彼は彫刻刀の研ぎの名人でもあります。関東1円の彫刻刃の研ぎ依頼が彼のところに来るそうです。

でもやはり経験は大切です。

彼の息子たちは身近に名人がいても、親としか見ていなかったのでしょう。研ぎには興味が無かったようでした。

そこで私がある日「我々鍼灸師は治せる師匠を見つけて教えてもらわないと、一流の鍼灸師にはなれない。師匠となる人を見つけたとしても、必ずしも教えてもらうことはできない。君たちの目の前には名人と言っている人がいる。今の時代いつ交通事故などがあって死ぬかもしれない。今習わないと一生習う機会はないよ」

翌日から彼らは研ぎに励みました。

しかし世の中それほど甘いものではありません。半年過ぎたころ彼が言いました。「この前返品されてしまいました。『これ、いつもの研ぎと違います』私が研いでお父さんに確認してもらたんだけど、どうやら分かったようです」

それはどんなお客さんだったの。「それが普通の主婦で、まだ30代の前半の人でした。やはりお客さんは怖いですよ。」

技術を教えてもらってそばで見てもらっても、そう簡単には身につかないと言うことです。

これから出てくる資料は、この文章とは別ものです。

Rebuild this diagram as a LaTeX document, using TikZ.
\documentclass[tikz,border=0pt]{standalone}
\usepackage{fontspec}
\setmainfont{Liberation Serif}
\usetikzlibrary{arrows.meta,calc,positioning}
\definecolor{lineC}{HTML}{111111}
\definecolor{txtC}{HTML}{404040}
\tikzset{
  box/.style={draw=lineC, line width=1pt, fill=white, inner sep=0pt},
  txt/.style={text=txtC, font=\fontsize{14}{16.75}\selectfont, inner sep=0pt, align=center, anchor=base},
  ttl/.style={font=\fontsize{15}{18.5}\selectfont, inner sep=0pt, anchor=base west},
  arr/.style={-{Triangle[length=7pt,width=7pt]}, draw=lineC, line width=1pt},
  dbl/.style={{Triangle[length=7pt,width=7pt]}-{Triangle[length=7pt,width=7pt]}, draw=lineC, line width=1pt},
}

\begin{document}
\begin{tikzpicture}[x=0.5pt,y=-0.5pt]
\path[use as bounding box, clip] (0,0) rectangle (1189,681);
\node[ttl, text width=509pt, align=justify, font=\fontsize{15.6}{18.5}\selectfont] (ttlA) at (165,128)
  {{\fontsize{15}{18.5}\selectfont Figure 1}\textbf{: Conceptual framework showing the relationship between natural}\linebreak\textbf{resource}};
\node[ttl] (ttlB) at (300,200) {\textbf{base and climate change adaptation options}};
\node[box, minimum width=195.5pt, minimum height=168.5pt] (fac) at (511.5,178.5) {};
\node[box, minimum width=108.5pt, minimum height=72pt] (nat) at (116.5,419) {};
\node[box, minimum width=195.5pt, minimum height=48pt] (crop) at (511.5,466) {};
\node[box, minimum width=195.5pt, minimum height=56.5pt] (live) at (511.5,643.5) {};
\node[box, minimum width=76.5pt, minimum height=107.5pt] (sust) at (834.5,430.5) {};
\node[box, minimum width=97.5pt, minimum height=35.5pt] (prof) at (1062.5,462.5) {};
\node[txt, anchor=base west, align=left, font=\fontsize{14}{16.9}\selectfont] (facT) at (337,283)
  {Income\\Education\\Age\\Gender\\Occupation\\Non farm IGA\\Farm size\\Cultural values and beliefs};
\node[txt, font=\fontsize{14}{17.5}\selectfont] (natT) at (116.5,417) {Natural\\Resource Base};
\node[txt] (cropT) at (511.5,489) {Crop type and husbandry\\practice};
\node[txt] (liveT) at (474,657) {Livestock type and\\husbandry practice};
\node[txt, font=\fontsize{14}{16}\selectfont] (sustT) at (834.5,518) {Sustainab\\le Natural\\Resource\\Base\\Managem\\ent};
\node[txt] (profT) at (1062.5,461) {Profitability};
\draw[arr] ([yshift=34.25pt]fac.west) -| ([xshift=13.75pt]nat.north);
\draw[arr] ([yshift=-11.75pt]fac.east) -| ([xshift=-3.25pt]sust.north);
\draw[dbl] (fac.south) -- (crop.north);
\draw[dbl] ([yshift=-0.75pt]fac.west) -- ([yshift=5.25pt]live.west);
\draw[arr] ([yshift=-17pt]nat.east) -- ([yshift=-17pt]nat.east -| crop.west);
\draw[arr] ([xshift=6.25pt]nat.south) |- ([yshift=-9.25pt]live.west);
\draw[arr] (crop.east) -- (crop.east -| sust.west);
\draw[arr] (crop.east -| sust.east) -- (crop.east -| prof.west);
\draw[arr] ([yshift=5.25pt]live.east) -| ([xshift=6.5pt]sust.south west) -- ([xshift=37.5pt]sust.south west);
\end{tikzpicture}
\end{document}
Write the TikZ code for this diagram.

でも身につけば一生ものと言うことで、それで生きていけると言うことです。

誠治がハローワーク職員に「せめて1年勤めていればなんとか言い訳できるけど、3か月じゃ単に根気が無い若者と判断されてしまいますよ。」と言うのが正解です。

職人になるには、短くても10年は必要です。でもそのあとは社会情勢に左右されない個性が持てるはずです。

鍼灸師も同様です。

和食の職人だって、煮方10年焼方10年を過ごしてやっと正式の職人に慣れたそうです。